A few more thoughts I’ve had on Mondale:
He had his first major involvement in politics, running Hubert Humphrey’s Senate campaign, in
1948. Now, granted he was very young - only 20 - but that is still a date which seems so, so distant politically. It really emphasises that Mondale was, before his death, one of the Democratic Party’s last living links to the storied New Deal era.
His background in this period (as well as his austere Norwegian-style upbringing, itself a link to the Europe of the 19th century) meant that I doubt we will ever see his kind of politician again. This is not meant to be a nostalgic, “they don’t make them like they used to” plea, but simply a fairly natural consequence of generational turnover.

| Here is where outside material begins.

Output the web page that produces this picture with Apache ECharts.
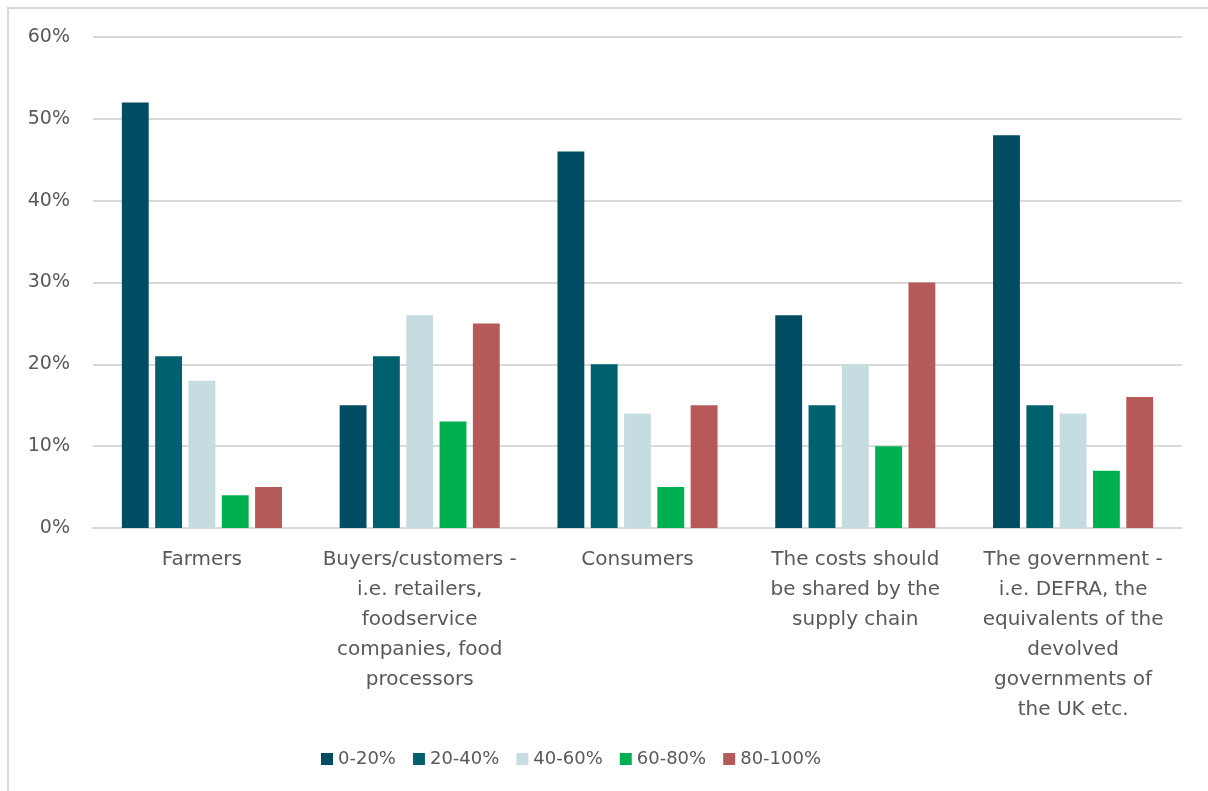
<!DOCTYPE html>
<html>
<head>
<meta charset="utf-8">
<script src="https://cdn.jsdelivr.net/npm/echarts@6/dist/echarts.min.js"></script>
<style>
  html, body { margin: 0; padding: 0; background: #fff; }
  #main { width: 1208px; height: 791px; }
</style>
</head>
<body>
<div id="main"></div>
<script>
// categories (line breaks as in the picture)
var categories = [
  'Farmers',
  'Buyers/customers -\ni.e. retailers,\nfoodservice\ncompanies, food\nprocessors',
  'Consumers',
  'The costs should\nbe shared by the\nsupply chain',
  'The government -\ni.e. DEFRA, the\nequivalents of the\ndevolved\ngovernments of\nthe UK etc.'
];
var seriesNames = ['0-20%', '20-40%', '40-60%', '60-80%', '80-100%'];
var s0_20 = [52, 15, 46, 26, 48];
var s20_40 = [21, 21, 20, 15, 15];
var s40_60 = [18, 26, 14, 20, 14];
var s60_80 = [4, 13, 5, 10, 7];
var s80_100 = [5, 25, 15, 30, 16];
var colors = ['#004c63', '#00606e', '#c5dde1', '#00b050', '#b55a58'];

var seriesData = [s0_20, s20_40, s40_60, s60_80, s80_100];
var textColor = '#595959';
var fontFamily = '"DejaVu Sans", sans-serif';

var myChart = echarts.init(document.getElementById('main'));
myChart.setOption({
  animation: false,
  color: colors,
  textStyle: { fontFamily: fontFamily, color: textColor },
  // light frame round the chart
  graphic: [{
    type: 'rect',
    silent: true,
    shape: { x: 8, y: 8, width: 1400, height: 1000 },
    style: { fill: 'none', stroke: '#d9d9d9', lineWidth: 2 }
  }],
  grid: { left: 93, right: 26, top: 37, bottom: 263, containLabel: false },
  legend: {
    top: 745,
    left: 316,
    itemWidth: 12,
    itemHeight: 12,
    itemGap: 17,
    icon: 'rect',
    textStyle: { fontSize: 18, color: textColor, fontFamily: fontFamily },
    data: seriesNames
  },
  xAxis: {
    type: 'category',
    data: categories,
    axisLine: { show: true, lineStyle: { color: '#d9d9d9', width: 2 } },
    axisTick: { show: false },
    axisLabel: {
      interval: 0,
      fontSize: 20,
      lineHeight: 30,
      color: textColor,
      margin: 17,
      fontFamily: fontFamily
    }
  },
  yAxis: {
    type: 'value',
    min: 0,
    max: 60,
    interval: 10,
    axisLine: { show: false },
    axisTick: { show: false },
    splitLine: { lineStyle: { color: '#d9d9d9', width: 2 } },
    axisLabel: {
      formatter: '{value}%',
      fontSize: 19,
      color: textColor,
      margin: 23,
      fontFamily: fontFamily
    }
  },
  series: seriesData.map(function (d, i) {
    return {
      name: seriesNames[i],
      type: 'bar',
      data: d,
      barGap: '24%',
      barCategoryGap: '26.5%',
      itemStyle: { color: colors[i] }
    };
  })
});
</script>
</body>
</html>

But even for his period, Mondale possessed that most rare quality in politicians - he was the antithesis of the sound and fury demagogue, but he was also no stale technocrat, with his deeply held passion for liberal and progressive ideals. He was a man of quiet dignity - a quality which is needed in the political profession, but one which its nature tends to discourage. For this reason, combined with his considerable achievements in office, I genuinely think that he an underrated contender for one of the greatest men to hold political office in the last 100 years in America.

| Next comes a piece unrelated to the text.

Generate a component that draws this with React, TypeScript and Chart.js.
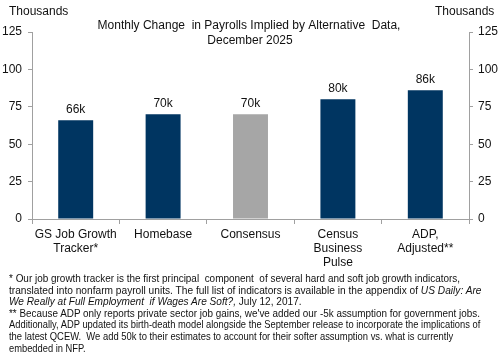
import React, { useEffect, useLayoutEffect, useRef } from "react";
import { Chart, registerables } from "chart.js";

Chart.register(...registerables);

const categories: string[][] = [
  ["GS Job Growth", "Tracker*"],
  ["Homebase"],
  ["Consensus"],
  ["Census", "Business", "Pulse"],
  ["ADP,", "Adjusted**"],
];
const values: number[] = [66, 70, 70, 80, 86];
const valueLabels: string[] = ["66k", "70k", "70k", "80k", "86k"];
const barColors: string[] = ["#003561", "#003561", "#a6a6a6", "#003561", "#003561"];
const yTicks: number[] = [0, 25, 50, 75, 100, 125];
const titleLines: string[] = ["Monthly Change  in Payrolls Implied by Alternative  Data,", "December 2025"];
const unitLabel = "Thousands";

// footnote lines: [normal, italic, normal]
const noteLines: [string, string, string][] = [
  ["* Our job growth tracker is the first principal  component  of several hard and soft job growth indicators,", "", ""],
  ["translated into nonfarm payroll units. The full list of indicators is available in the appendix of ", "US Daily: Are", ""],
  ["", "We Really at Full Employment  if Wages Are Soft?,", " July 12, 2017."],
  ["** Because ADP only reports private sector job gains, we've added our -5k assumption for government jobs.", "", ""],
  ["Additionally, ADP updated its birth-death model alongside the September release to incorporate the implications of", "", ""],
  ["the latest QCEW.  We add 50k to their estimates to account for their softer assumption vs. what is currently", "", ""],
  ["embedded in NFP.", "", ""],
];
const noteWidths: number[] = [451, 473, 293, 471, 471, 444, 77];

const FONT = "'Liberation Sans', Arial, sans-serif";

const overlayPlugin = {
  id: "overlay",
  afterDatasetsDraw(chart: any) {
    const ctx = chart.ctx;
    const meta = chart.getDatasetMeta(0);
    ctx.save();
    ctx.font = `12px ${FONT}`;
    ctx.fillStyle = "#111";
    ctx.textAlign = "center";
    ctx.textBaseline = "middle";
    meta.data.forEach((bar: any, i: number) => {
      ctx.fillText(valueLabels[i], bar.x, bar.y - 11);
    });
    ctx.fillText(titleLines[0], 249, 26);
    ctx.fillText(titleLines[1], 250, 41);
    ctx.textAlign = "left";
    ctx.fillText(unitLabel, 9, 12);
    ctx.fillText(unitLabel, 435, 12);
    ctx.restore();
  },
};

export default function App() {
  const ref = useRef<HTMLCanvasElement | null>(null);
  const lineRefs = useRef<(HTMLDivElement | null)[]>([]);

  useLayoutEffect(() => {
    lineRefs.current.forEach((el, i) => {
      if (!el) return;
      const w = el.scrollWidth;
      if (w > 0) el.style.transform = `scaleX(${noteWidths[i] / w})`;
    });
  }, []);

  useEffect(() => {
    if (!ref.current) return;
    const chart = new Chart(ref.current, {
      type: "bar",
      data: {
        labels: categories,
        datasets: [
          {
            data: values,
            backgroundColor: barColors,
            borderWidth: 0,
            barPercentage: 0.4,
            categoryPercentage: 1,
            yAxisID: "y",
          },
        ],
      },
      options: {
        responsive: false,
        animation: false,
        events: [],
        layout: { padding: { left: 0, right: 0, top: 32, bottom: 0 } },
        plugins: { legend: { display: false }, title: { display: false }, tooltip: { enabled: false } },
        scales: {
          x: {
            offset: true,
            grid: { offset: true, drawOnChartArea: false, tickLength: 5, color: "#a0a0a0", tickColor: "#a0a0a0" },
            border: { color: "#a0a0a0" },
            ticks: { font: { family: FONT, size: 12 }, color: "#111", padding: 3, maxRotation: 0, autoSkip: false },
            afterFit: (s: any) => { s.height = 137; },
          },
          y: {
            position: "left",
            min: 0,
            max: 125,
            afterBuildTicks: (s: any) => { s.ticks = yTicks.map((v) => ({ value: v })); },
            grid: { drawOnChartArea: false, tickLength: 4, tickColor: "#a0a0a0" },
            border: { color: "#a0a0a0" },
            ticks: { font: { family: FONT, size: 12 }, color: "#111", padding: 6 },
            afterFit: (s: any) => { s.width = 32; },
          },
          y2: {
            position: "right",
            min: 0,
            max: 125,
            afterBuildTicks: (s: any) => { s.ticks = yTicks.map((v) => ({ value: v })); },
            grid: { drawOnChartArea: false, tickLength: 4, tickColor: "#a0a0a0" },
            border: { color: "#a0a0a0" },
            ticks: { font: { family: FONT, size: 12 }, color: "#111", padding: 5 },
            afterFit: (s: any) => { s.width = 31; },
          },
        },
      },
      plugins: [overlayPlugin],
    });
    return () => chart.destroy();
  }, []);

  return (
    <div style={{ position: "fixed", left: 0, top: 0, width: 500, height: 356, background: "#fff", overflow: "hidden" }}>
      <canvas ref={ref} width={500} height={356} style={{ position: "absolute", left: 0, top: 0, width: 500, height: 356 }} />
      <div style={{ position: "absolute", left: 9, top: 273, fontFamily: FONT, fontSize: 10.3, lineHeight: "11.6px", color: "#111" }}>
        {noteLines.map((ln, i) => (
          <div
            key={i}
            ref={(el) => { lineRefs.current[i] = el; }}
            style={{ whiteSpace: "pre", width: "max-content", transformOrigin: "0 0" }}
          >
            {ln[0]}
            {ln[1] ? <i>{ln[1]}</i> : null}
            {ln[2]}
          </div>
        ))}
      </div>
    </div>
  );
}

I think this quote of his from The Guardian’s obituary sums it up well:
Mondale recalled that his campaign staff in the 1984 race had tried hard to drag him into the TV era. They pleaded with him to change his hairstyle and his smile to charm more on camera.
“I didn’t like it, and I told them so,” he recalled. “I said, ‘Look, I’m all I’ve got. I can’t be someone I’m not.’”

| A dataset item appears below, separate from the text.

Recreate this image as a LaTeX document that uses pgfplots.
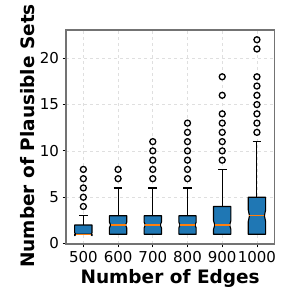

Nowhere is this more apparent than in his 1984 campaign. He told the people the truth about Reaganomics when the truth was the last thing they wanted to hear, but the subsequent decades have completely vindicated him. Any Democrat was going to lose in 1984; we should be thankful that Mondale did it with dignity and principle, keeping the liberal flame alive, however low it burned.
I feel glad that, as shown in his extremely touching farewell letter, he was able to say a proper goodbye to those dear to him and to die feeling optimistic about the future of the country which he cared so deeply about.